C. T. : Cela dit c'est peut-être la seule. Nous avons trouvé très plaisant d'étaler l’histoire sur six épisodes, par exemple. Et nous avons trouvé nos marques dans la méthode d'écriture, qui est différente, et implique des choses comme construire l'histoire autour de "cliffhangers", ou le fait que les épisodes doivent tous fonctionner séparément sans que l'ensemble ne perde en unité. Par exemple, le premier épisode, qui se concentre sur le moment où Brigitte rêve de fuir l'emprise de ses parents, est profondément différent du deuxième, où nous suivons le tournage de Et Dieu... créa la femme. Mais la comparaison entre films et séries varie d’une culture à l’autre. Cela fait déjà des années que les Américains développent leur méthode de production pour les séries. Quelle que soit la qualité du résultat, il y a un système de "showrunners" et de "writing rooms" qui force le respect. Ça n'aurait pas de sens, de comparer Bardot à leurs productions.

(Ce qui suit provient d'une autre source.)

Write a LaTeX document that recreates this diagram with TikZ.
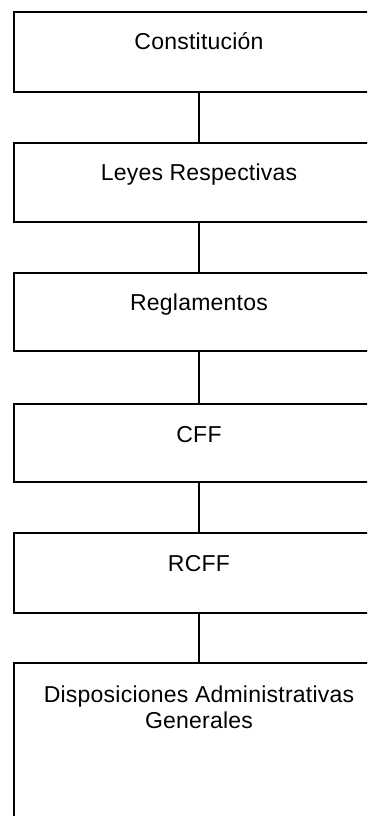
\documentclass[tikz,border=0pt]{standalone}
\usepackage{fontspec}
\setmainfont[LetterSpace=1]{Liberation Sans}
\begin{document}
\begin{tikzpicture}[x=1pt,y=1pt,
  box/.style={draw=black, line width=1.8pt, fill=white, minimum width=370pt, inner sep=0pt},
  lbl/.style={font=\fontsize{23}{26}\selectfont, inner sep=0pt, align=center},
  conn/.style={draw=black, line width=1.8pt}]
\useasboundingbox (0,0) rectangle (367,-816);
\fill[white] (0,0) rectangle (367,-816);
\clip (0,0) rectangle (367,-816);
\node[box, minimum height=80pt] (b1) at (199,-52) {};
\node[box, minimum height=79pt] (b2) at (199,-182.5) {};
\node[box, minimum height=78pt] (b3) at (199,-312) {};
\node[box, minimum height=78pt] (b4) at (199,-443) {};
\node[box, minimum height=80pt] (b5) at (199,-573) {};
\node[box, minimum height=240pt] (b6) at (199,-783) {};
\draw[conn] (b1.south) -- (b2.north);
\draw[conn] (b2.south) -- (b3.north);
\draw[conn] (b3.south) -- (b4.north);
\draw[conn] (b4.south) -- (b5.north);
\draw[conn] (b5.south) -- (b6.north);
\node[lbl, anchor=base] (t1) at ([yshift=-38pt]b1.north) {Constitución};
\node[lbl, anchor=base] (t2) at ([yshift=-38pt]b2.north) {Leyes Respectivas};
\node[lbl, anchor=base] (t3) at ([yshift=-38pt]b3.north) {Reglamentos};
\node[lbl, anchor=base] (t4) at ([yshift=-39pt]b4.north) {CFF};
\node[lbl, anchor=base] (t5) at ([yshift=-39pt]b5.north) {RCFF};
\node[lbl, anchor=north] (t6) at ([yshift=-24pt]b6.north) {Disposiciones Administrativas\\Generales};
\end{tikzpicture}
\end{document}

D. T. : Au-delà des particularités de ce format, ce que nous voulions vraiment arriver à faire, c'est écrire des scènes fortes. C’est ça, le coeur du jeu, et ça commence à l’écriture.
L’histoire se passe dans les années 1950 et 1960, mais son traitement fait très actuel. Par exemple, dans la première scène de nu, c'est un homme qu'on voit, et non Bardot.
D. T. : C’est totalement voulu !
C. T. : Bardot a littéralement été qualifiée de sex symbol. Pour énormément de gens, elle évoquait le désir, voire le vice, mais les gens tendent à oublier qu'on ne l'a presque jamais vue nue à l’écran. Juste un petit peu vers la fin de sa carrière de comédienne. Il était donc naturel de la maintenir vêtue tout au long de la série, et de déshabiller les hommes à sa place !
D. T. : Au-delà de ça, l’histoire est pleine de ponts vers des idées et des problèmes actuels. L’avortement en fait partie, le harcèlement aussi. La série commence dans les années 1950, avant la révolution sexuelle. Cette fille s'est battue contre les jugements et la prohibition. Elle a secoué les fondations de problèmes qui restent brûlants à ce jour. Bien sûr, beaucoup de choses ont changé depuis les années Soixante, mais pas assez.